-- Start --

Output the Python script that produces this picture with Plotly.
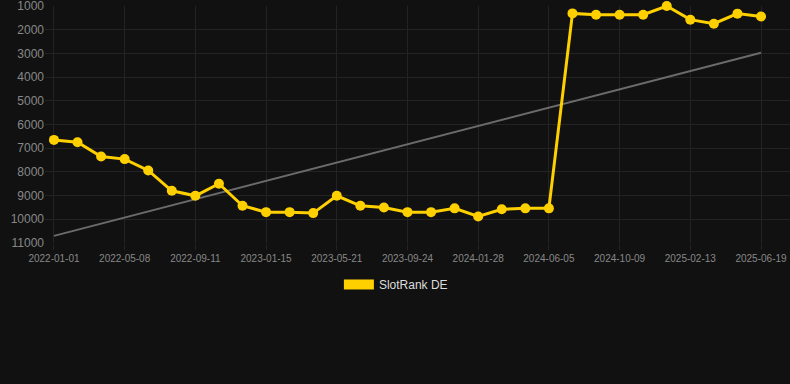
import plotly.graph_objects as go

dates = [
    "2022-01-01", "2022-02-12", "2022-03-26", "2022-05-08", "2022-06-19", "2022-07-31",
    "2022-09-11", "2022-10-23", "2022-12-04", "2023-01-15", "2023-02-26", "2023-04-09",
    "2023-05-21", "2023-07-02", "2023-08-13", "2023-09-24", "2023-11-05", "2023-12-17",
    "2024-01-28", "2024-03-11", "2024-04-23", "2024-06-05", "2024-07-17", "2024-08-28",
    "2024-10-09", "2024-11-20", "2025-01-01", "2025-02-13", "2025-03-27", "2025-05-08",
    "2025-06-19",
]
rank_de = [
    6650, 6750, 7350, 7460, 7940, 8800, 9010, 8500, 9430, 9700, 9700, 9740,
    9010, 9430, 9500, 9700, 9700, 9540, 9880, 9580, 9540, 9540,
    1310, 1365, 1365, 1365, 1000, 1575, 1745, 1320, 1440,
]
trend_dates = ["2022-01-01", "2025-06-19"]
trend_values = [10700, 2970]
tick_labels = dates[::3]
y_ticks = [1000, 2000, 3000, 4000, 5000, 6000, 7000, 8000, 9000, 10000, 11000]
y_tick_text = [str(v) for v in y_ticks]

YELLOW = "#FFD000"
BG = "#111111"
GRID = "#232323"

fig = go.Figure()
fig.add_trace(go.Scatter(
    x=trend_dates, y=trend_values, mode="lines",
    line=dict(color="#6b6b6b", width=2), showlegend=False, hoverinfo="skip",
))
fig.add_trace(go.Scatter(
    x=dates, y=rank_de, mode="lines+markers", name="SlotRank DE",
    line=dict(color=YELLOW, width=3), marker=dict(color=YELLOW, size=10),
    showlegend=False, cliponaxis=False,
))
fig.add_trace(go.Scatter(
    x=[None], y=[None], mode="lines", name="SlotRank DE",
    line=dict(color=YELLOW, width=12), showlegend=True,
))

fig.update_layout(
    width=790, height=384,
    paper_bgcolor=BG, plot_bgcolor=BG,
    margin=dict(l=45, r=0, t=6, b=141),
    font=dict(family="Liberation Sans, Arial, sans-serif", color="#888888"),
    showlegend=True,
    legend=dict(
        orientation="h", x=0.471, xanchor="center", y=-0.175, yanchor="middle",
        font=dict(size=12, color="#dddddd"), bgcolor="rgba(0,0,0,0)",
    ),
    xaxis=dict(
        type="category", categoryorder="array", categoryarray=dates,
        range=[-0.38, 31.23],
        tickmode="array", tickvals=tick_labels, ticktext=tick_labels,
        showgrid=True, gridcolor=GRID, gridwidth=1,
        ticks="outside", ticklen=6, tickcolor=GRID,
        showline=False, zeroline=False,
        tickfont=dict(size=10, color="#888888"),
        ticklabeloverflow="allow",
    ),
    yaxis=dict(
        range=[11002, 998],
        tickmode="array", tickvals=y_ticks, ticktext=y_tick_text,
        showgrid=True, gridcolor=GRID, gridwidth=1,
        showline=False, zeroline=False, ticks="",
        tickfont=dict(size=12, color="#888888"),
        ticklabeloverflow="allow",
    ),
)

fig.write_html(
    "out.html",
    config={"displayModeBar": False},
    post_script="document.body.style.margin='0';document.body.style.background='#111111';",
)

-- End --

Reproduce the material word for word. Any pictures should be left out of the copy.

Output the Python script that produces this picture with Plotly.
import plotly.graph_objects as go

dates = [
    "2022-01-01", "2022-02-12", "2022-03-26", "2022-05-08", "2022-06-19", "2022-07-31",
    "2022-09-11", "2022-10-23", "2022-12-04", "2023-01-15", "2023-02-26", "2023-04-09",
    "2023-05-21", "2023-07-02", "2023-08-13", "2023-09-24", "2023-11-05", "2023-12-17",
    "2024-01-28", "2024-03-11", "2024-04-23", "2024-06-05", "2024-07-17", "2024-08-28",
    "2024-10-09", "2024-11-20", "2025-01-01", "2025-02-13", "2025-03-27", "2025-05-08",
    "2025-06-19",
]
rank_de = [
    6650, 6750, 7350, 7460, 7940, 8800, 9010, 8500, 9430, 9700, 9700, 9740,
    9010, 9430, 9500, 9700, 9700, 9540, 9880, 9580, 9540, 9540,
    1310, 1365, 1365, 1365, 1000, 1575, 1745, 1320, 1440,
]
trend_dates = ["2022-01-01", "2025-06-19"]
trend_values = [10700, 2970]
tick_labels = dates[::3]
y_ticks = [1000, 2000, 3000, 4000, 5000, 6000, 7000, 8000, 9000, 10000, 11000]
y_tick_text = [str(v) for v in y_ticks]

YELLOW = "#FFD000"
BG = "#111111"
GRID = "#232323"

fig = go.Figure()
fig.add_trace(go.Scatter(
    x=trend_dates, y=trend_values, mode="lines",
    line=dict(color="#6b6b6b", width=2), showlegend=False, hoverinfo="skip",
))
fig.add_trace(go.Scatter(
    x=dates, y=rank_de, mode="lines+markers", name="SlotRank DE",
    line=dict(color=YELLOW, width=3), marker=dict(color=YELLOW, size=10),
    showlegend=False, cliponaxis=False,
))
fig.add_trace(go.Scatter(
    x=[None], y=[None], mode="lines", name="SlotRank DE",
    line=dict(color=YELLOW, width=12), showlegend=True,
))

fig.update_layout(
    width=790, height=384,
    paper_bgcolor=BG, plot_bgcolor=BG,
    margin=dict(l=45, r=0, t=6, b=141),
    font=dict(family="Liberation Sans, Arial, sans-serif", color="#888888"),
    showlegend=True,
    legend=dict(
        orientation="h", x=0.471, xanchor="center", y=-0.175, yanchor="middle",
        font=dict(size=12, color="#dddddd"), bgcolor="rgba(0,0,0,0)",
    ),
    xaxis=dict(
        type="category", categoryorder="array", categoryarray=dates,
        range=[-0.38, 31.23],
        tickmode="array", tickvals=tick_labels, ticktext=tick_labels,
        showgrid=True, gridcolor=GRID, gridwidth=1,
        ticks="outside", ticklen=6, tickcolor=GRID,
        showline=False, zeroline=False,
        tickfont=dict(size=10, color="#888888"),
        ticklabeloverflow="allow",
    ),
    yaxis=dict(
        range=[11002, 998],
        tickmode="array", tickvals=y_ticks, ticktext=y_tick_text,
        showgrid=True, gridcolor=GRID, gridwidth=1,
        showline=False, zeroline=False, ticks="",
        tickfont=dict(size=12, color="#888888"),
        ticklabeloverflow="allow",
    ),
)

fig.write_html(
    "out.html",
    config={"displayModeBar": False},
    post_script="document.body.style.margin='0';document.body.style.background='#111111';",
)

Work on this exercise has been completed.